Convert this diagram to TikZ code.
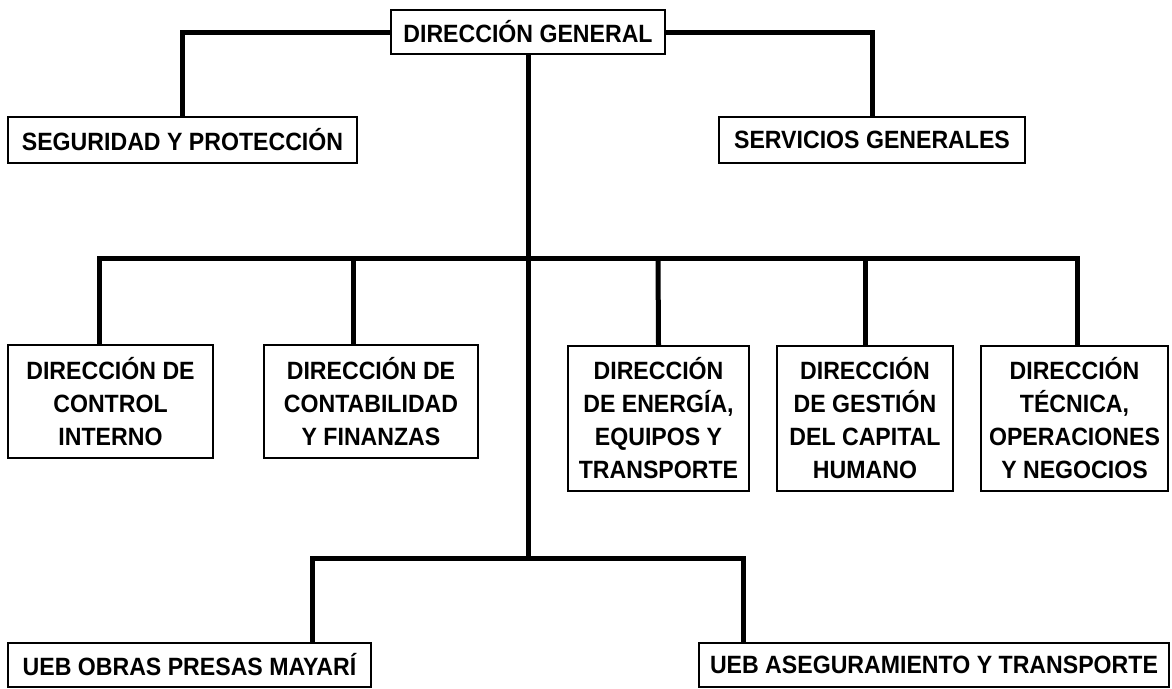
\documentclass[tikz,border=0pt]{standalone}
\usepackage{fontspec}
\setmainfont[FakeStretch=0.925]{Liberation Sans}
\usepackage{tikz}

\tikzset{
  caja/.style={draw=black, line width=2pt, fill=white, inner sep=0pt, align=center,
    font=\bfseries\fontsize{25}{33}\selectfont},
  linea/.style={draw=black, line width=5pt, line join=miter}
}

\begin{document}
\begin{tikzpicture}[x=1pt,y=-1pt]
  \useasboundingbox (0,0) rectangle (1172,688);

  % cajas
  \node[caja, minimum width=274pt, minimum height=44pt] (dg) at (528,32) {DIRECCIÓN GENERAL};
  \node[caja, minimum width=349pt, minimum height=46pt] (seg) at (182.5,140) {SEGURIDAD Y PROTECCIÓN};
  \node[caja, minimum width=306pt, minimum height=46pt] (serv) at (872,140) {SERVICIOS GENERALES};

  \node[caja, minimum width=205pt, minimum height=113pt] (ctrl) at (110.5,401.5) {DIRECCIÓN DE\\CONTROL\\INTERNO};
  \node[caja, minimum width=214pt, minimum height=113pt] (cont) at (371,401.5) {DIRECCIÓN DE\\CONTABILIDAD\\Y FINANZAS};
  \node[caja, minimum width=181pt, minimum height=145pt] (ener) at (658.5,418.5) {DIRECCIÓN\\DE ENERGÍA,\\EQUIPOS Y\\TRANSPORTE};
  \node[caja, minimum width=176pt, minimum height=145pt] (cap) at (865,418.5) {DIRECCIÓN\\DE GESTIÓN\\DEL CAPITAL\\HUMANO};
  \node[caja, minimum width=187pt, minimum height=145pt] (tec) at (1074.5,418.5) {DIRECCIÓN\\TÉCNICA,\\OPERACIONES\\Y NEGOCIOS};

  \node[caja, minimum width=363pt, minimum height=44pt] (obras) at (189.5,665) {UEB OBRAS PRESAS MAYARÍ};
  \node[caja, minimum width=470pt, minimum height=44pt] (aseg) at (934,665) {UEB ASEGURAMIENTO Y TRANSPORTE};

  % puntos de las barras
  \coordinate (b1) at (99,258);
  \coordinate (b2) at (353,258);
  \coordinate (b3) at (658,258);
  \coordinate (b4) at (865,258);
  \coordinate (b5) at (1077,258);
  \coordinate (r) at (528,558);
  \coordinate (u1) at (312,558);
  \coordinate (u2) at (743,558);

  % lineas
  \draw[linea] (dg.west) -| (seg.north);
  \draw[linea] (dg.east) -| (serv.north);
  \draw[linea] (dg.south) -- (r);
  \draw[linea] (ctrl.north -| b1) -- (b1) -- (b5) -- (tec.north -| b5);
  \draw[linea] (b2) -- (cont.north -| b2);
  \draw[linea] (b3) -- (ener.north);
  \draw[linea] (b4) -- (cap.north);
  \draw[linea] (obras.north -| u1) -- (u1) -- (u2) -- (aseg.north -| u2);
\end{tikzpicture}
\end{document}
━━━━━━━━
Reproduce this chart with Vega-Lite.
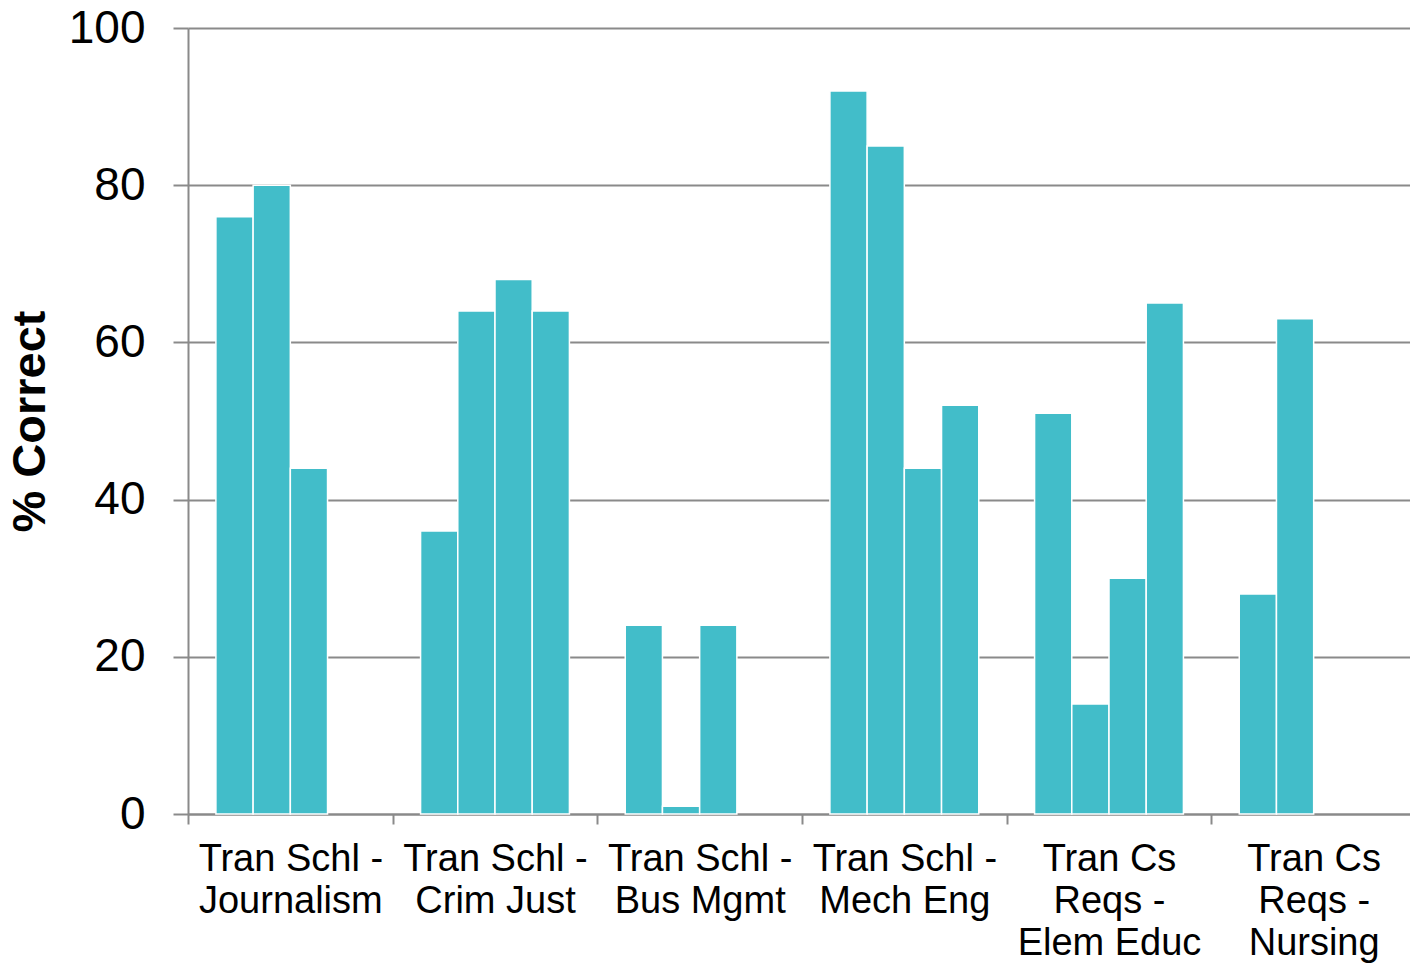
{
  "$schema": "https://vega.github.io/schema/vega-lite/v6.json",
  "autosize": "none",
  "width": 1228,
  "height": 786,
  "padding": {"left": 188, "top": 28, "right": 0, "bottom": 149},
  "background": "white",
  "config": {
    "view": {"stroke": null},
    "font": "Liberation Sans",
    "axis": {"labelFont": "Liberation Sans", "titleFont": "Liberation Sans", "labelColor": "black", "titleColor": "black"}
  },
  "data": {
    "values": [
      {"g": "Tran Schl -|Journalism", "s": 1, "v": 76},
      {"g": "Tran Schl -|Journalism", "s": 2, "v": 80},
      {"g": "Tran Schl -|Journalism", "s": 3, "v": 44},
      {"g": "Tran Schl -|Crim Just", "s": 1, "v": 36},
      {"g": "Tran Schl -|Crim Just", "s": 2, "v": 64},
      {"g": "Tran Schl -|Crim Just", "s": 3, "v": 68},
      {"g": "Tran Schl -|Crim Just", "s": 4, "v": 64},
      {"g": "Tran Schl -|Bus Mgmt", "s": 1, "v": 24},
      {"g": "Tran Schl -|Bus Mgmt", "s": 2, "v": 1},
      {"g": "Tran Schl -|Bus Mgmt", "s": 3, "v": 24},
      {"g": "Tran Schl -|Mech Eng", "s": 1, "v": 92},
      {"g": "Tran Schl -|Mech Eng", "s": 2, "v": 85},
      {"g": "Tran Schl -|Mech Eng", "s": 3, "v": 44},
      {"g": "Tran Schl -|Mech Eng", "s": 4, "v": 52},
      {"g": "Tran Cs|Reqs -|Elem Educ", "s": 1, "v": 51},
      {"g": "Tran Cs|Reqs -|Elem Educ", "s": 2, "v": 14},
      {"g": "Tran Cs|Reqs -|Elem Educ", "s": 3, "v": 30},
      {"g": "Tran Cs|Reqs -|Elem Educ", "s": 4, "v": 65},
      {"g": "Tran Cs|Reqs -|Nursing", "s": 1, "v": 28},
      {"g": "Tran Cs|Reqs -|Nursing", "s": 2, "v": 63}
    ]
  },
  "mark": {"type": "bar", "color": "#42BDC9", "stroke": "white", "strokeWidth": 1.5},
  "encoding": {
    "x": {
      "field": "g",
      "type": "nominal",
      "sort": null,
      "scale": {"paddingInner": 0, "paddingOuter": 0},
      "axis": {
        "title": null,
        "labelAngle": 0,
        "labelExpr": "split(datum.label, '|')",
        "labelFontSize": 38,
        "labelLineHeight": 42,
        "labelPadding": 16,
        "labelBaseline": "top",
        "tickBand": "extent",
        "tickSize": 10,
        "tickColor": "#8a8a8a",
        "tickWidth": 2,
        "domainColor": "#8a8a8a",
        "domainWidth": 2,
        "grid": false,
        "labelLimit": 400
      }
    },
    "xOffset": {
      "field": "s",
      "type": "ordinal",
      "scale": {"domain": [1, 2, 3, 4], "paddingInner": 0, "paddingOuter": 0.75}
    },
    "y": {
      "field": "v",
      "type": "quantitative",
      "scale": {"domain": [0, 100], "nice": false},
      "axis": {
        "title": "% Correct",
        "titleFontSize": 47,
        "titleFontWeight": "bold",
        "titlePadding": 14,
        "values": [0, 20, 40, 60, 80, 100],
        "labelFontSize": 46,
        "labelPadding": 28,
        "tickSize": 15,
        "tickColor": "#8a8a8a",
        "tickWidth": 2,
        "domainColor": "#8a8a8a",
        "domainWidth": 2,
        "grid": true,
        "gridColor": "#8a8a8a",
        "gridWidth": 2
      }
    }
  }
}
━━━━━━━━
Using the records above, pull out each line where the word "this" occurs.

Convert this diagram to TikZ code.
Reproduce this chart with Vega-Lite.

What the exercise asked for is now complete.